## Source excerpt:
** begin **

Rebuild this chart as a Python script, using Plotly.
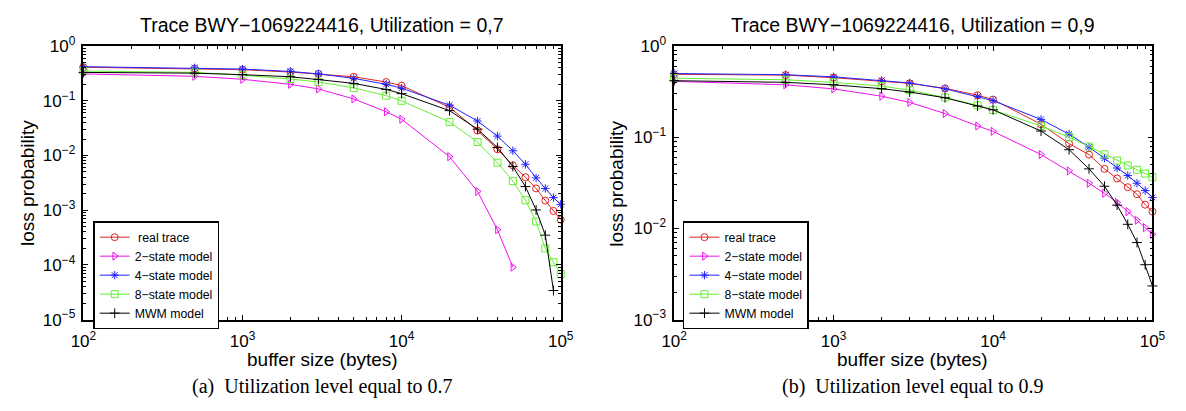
import plotly.graph_objects as go

W, H = 1186, 411

# ---------------- data ----------------
buffer_sizes = [100, 500, 1000, 2000, 3000, 5000, 8000, 10000, 20000, 30000,
                40000, 50000, 60000, 70000, 80000, 90000, 100000]

# Utilization 0.7
u07_real = [0.41, 0.39, 0.37, 0.335, 0.31, 0.275, 0.22, 0.189, 0.076, 0.0286,
            0.013, 0.0066, 0.004, 0.0025, 0.0015, 0.00097, 0.00067]
u07_2state = [0.31, 0.28, 0.247, 0.20, 0.165, 0.108, 0.063, 0.046, 0.0095, 0.0022,
              0.00044, 0.000091]
u07_4state = [0.42, 0.40, 0.38, 0.344, 0.31, 0.257, 0.20, 0.17, 0.083, 0.0426,
              0.0226, 0.0122, 0.0069, 0.0039, 0.0025, 0.0017, 0.00128]
u07_8state = [0.35, 0.33, 0.294, 0.25, 0.22, 0.172, 0.124, 0.1, 0.041, 0.0176,
              0.0074, 0.0034, 0.00152, 0.00062, 0.0002, 0.000112, 0.000068]
u07_mwm = [0.33, 0.32, 0.30, 0.275, 0.244, 0.208, 0.161, 0.135, 0.066, 0.0303,
           0.014, 0.0063, 0.0027, 0.00101, 0.00035, 0.000034]

# Utilization 0.9
u09_real = [0.49, 0.48, 0.45, 0.41, 0.39, 0.344, 0.289, 0.259, 0.139, 0.085,
            0.0645, 0.045, 0.0353, 0.0283, 0.0237, 0.0182, 0.0153]
u09_2state = [0.41, 0.376, 0.339, 0.282, 0.241, 0.182, 0.133, 0.116, 0.0646, 0.0427,
              0.0313, 0.0243, 0.0193, 0.0153, 0.0123, 0.0102, 0.0086]
u09_4state = [0.50, 0.485, 0.46, 0.42, 0.394, 0.34, 0.28, 0.252, 0.157, 0.108,
              0.078, 0.059, 0.046, 0.038, 0.0313, 0.026, 0.0219]
u09_8state = [0.444, 0.427, 0.40, 0.364, 0.328, 0.273, 0.224, 0.199, 0.133, 0.1,
              0.079, 0.065, 0.0556, 0.049, 0.044, 0.040, 0.0365]
u09_mwm = [0.417, 0.40, 0.376, 0.341, 0.313, 0.271, 0.22, 0.2, 0.117, 0.073,
           0.045, 0.029, 0.018, 0.0111, 0.007, 0.004, 0.00234]

series_names_left = [" real trace", "2\u2212state model", "4\u2212state model",
                     "8\u2212state model", "MWM model"]
series_names_right = ["real trace", "2\u2212state model", "4\u2212state model",
                      "8\u2212state model", "MWM model"]

x_tickvals = [1e2, 1e3, 1e4, 1e5]
x_ticktext = ["10<sup>2</sup>", "10<sup>3</sup>", "10<sup>4</sup>", "10<sup>5</sup>"]
yl_tickvals = [1e0, 1e-1, 1e-2, 1e-3, 1e-4, 1e-5]
yl_ticktext = ["10<sup>0</sup>", "10<sup>\u22121</sup>", "10<sup>\u22122</sup>",
               "10<sup>\u22123</sup>", "10<sup>\u22124</sup>", "10<sup>\u22125</sup>"]
yr_tickvals = [1e0, 1e-1, 1e-2, 1e-3]
yr_ticktext = ["10<sup>0</sup>", "10<sup>\u22121</sup>", "10<sup>\u22122</sup>",
               "10<sup>\u22123</sup>"]

titles = ["Trace BWY\u22121069224416, Utilization = 0,7",
          "Trace BWY\u22121069224416, Utilization = 0,9"]
captions = ["(a)  Utilization level equal to 0.7", "(b)  Utilization level equal to 0.9"]
x_label = "buffer size (bytes)"
y_label = "loss probability"

# ---------------- style ----------------
styles = [
    dict(color="#e02424", symbol="circle-open"),
    dict(color="#ee11ee", symbol="triangle-right-open"),
    dict(color="#2222ff", symbol="asterisk-open"),
    dict(color="#66ee33", symbol="square-open"),
    dict(color="#000000", symbol="cross-thin-open"),
]

SANS = "Liberation Sans, Arial, sans-serif"
SERIF = "Liberation Serif, DejaVu Serif, serif"


def px_x(p):
    return p / W


def px_y(p):
    return 1 - p / H


fig = go.Figure()

left_sets = [u07_real, u07_2state, u07_4state, u07_8state, u07_mwm]
right_sets = [u09_real, u09_2state, u09_4state, u09_8state, u09_mwm]

for vals, name, st in zip(left_sets, series_names_left, styles):
    fig.add_trace(go.Scatter(
        x=buffer_sizes[:len(vals)], y=vals, name=name, mode="lines+markers",
        line=dict(color=st["color"], width=1),
        marker=dict(symbol=st["symbol"], size=7, color=st["color"],
                    line=dict(color=st["color"], width=1)),
        xaxis="x", yaxis="y", legend="legend", cliponaxis=False))

for vals, name, st in zip(right_sets, series_names_right, styles):
    fig.add_trace(go.Scatter(
        x=buffer_sizes[:len(vals)], y=vals, name=name, mode="lines+markers",
        line=dict(color=st["color"], width=1),
        marker=dict(symbol=st["symbol"], size=7, color=st["color"],
                    line=dict(color=st["color"], width=1)),
        xaxis="x2", yaxis="y2", legend="legend2", cliponaxis=False))


def minor_vals(lo, hi):
    out = []
    for e in range(lo, hi):
        for m in range(2, 10):
            out.append(m * 10.0 ** e)
    return out


def axis_common(tickvals, ticktext, rng, minor, standoff):
    return dict(
        type="log", range=rng, tickvals=tickvals, ticktext=ticktext,
        ticks="inside", ticklen=5, tickwidth=1, tickcolor="black",
        showline=True, linecolor="black", linewidth=1.5, mirror="allticks",
        showgrid=False, zeroline=False, ticklabelstandoff=standoff,
        tickfont=dict(family=SANS, size=17, color="black"),
        minor=dict(ticks="inside", ticklen=3, tickwidth=1, tickcolor="black",
                   tickvals=minor, showgrid=False),
    )


ytop, ybot = 36, 325
legend_common = dict(xanchor="left", yanchor="top",
                     bgcolor="white", bordercolor="black", borderwidth=1.5,
                     font=dict(family=SANS, size=12.3, color="black"),
                     tracegroupgap=0, itemwidth=30)
fig.update_layout(
    width=W, height=H,
    margin=dict(l=0, r=0, t=0, b=0),
    paper_bgcolor="white", plot_bgcolor="white",
    xaxis=dict(domain=[px_x(72), px_x(560)], anchor="y",
               **axis_common(x_tickvals, x_ticktext, [2, 5], minor_vals(2, 5), 5)),
    yaxis=dict(domain=[px_y(ybot), px_y(ytop)], anchor="x",
               **axis_common(yl_tickvals, yl_ticktext, [-5, 0], minor_vals(-5, 0), 3)),
    xaxis2=dict(domain=[px_x(676), px_x(1165)], anchor="y2",
                **axis_common(x_tickvals, x_ticktext, [2, 5], minor_vals(2, 5), 5)),
    yaxis2=dict(domain=[px_y(ybot), px_y(ytop)], anchor="x2",
                **axis_common(yr_tickvals, yr_ticktext, [-3, 0], minor_vals(-3, 0), 3)),
    legend=dict(x=px_x(82), y=px_y(221), **legend_common),
    legend2=dict(x=px_x(685), y=px_y(221), **legend_common),
    showlegend=True,
)

annots = []
for cx, t in zip([316, 920], titles):
    annots.append(dict(x=px_x(cx), y=px_y(14), text=t, showarrow=False,
                       xref="paper", yref="paper", xanchor="center", yanchor="middle",
                       font=dict(family=SANS, size=19.5, color="black")))
for cx in [316, 920]:
    annots.append(dict(x=px_x(cx), y=px_y(367), text=x_label, showarrow=False,
                       xref="paper", yref="paper", xanchor="center", yanchor="middle",
                       font=dict(family=SANS, size=19, color="black")))
for cx in [15, 617]:
    annots.append(dict(x=px_x(cx), y=px_y(181), text=y_label, showarrow=False,
                       textangle=-90,
                       xref="paper", yref="paper", xanchor="center", yanchor="middle",
                       font=dict(family=SANS, size=19, color="black")))
for cx, c in zip([316, 920], captions):
    annots.append(dict(x=px_x(cx), y=px_y(396), text=c, showarrow=False,
                       xref="paper", yref="paper", xanchor="center", yanchor="middle",
                       font=dict(family=SERIF, size=20, color="black")))
fig.update_layout(annotations=annots)

fig.write_html("out.html")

** end **

## What you will do:
Starting at the top of the listing above, please restate word for word each line up to and including the one that holds "40000, 50000, 60000, 70000, 80000, 90000, 100000]", omitting every image.

## Answer to the exercise:
Rebuild this chart as a Python script, using Plotly.
import plotly.graph_objects as go

W, H = 1186, 411

# ---------------- data ----------------
buffer_sizes = [100, 500, 1000, 2000, 3000, 5000, 8000, 10000, 20000, 30000,
                40000, 50000, 60000, 70000, 80000, 90000, 100000]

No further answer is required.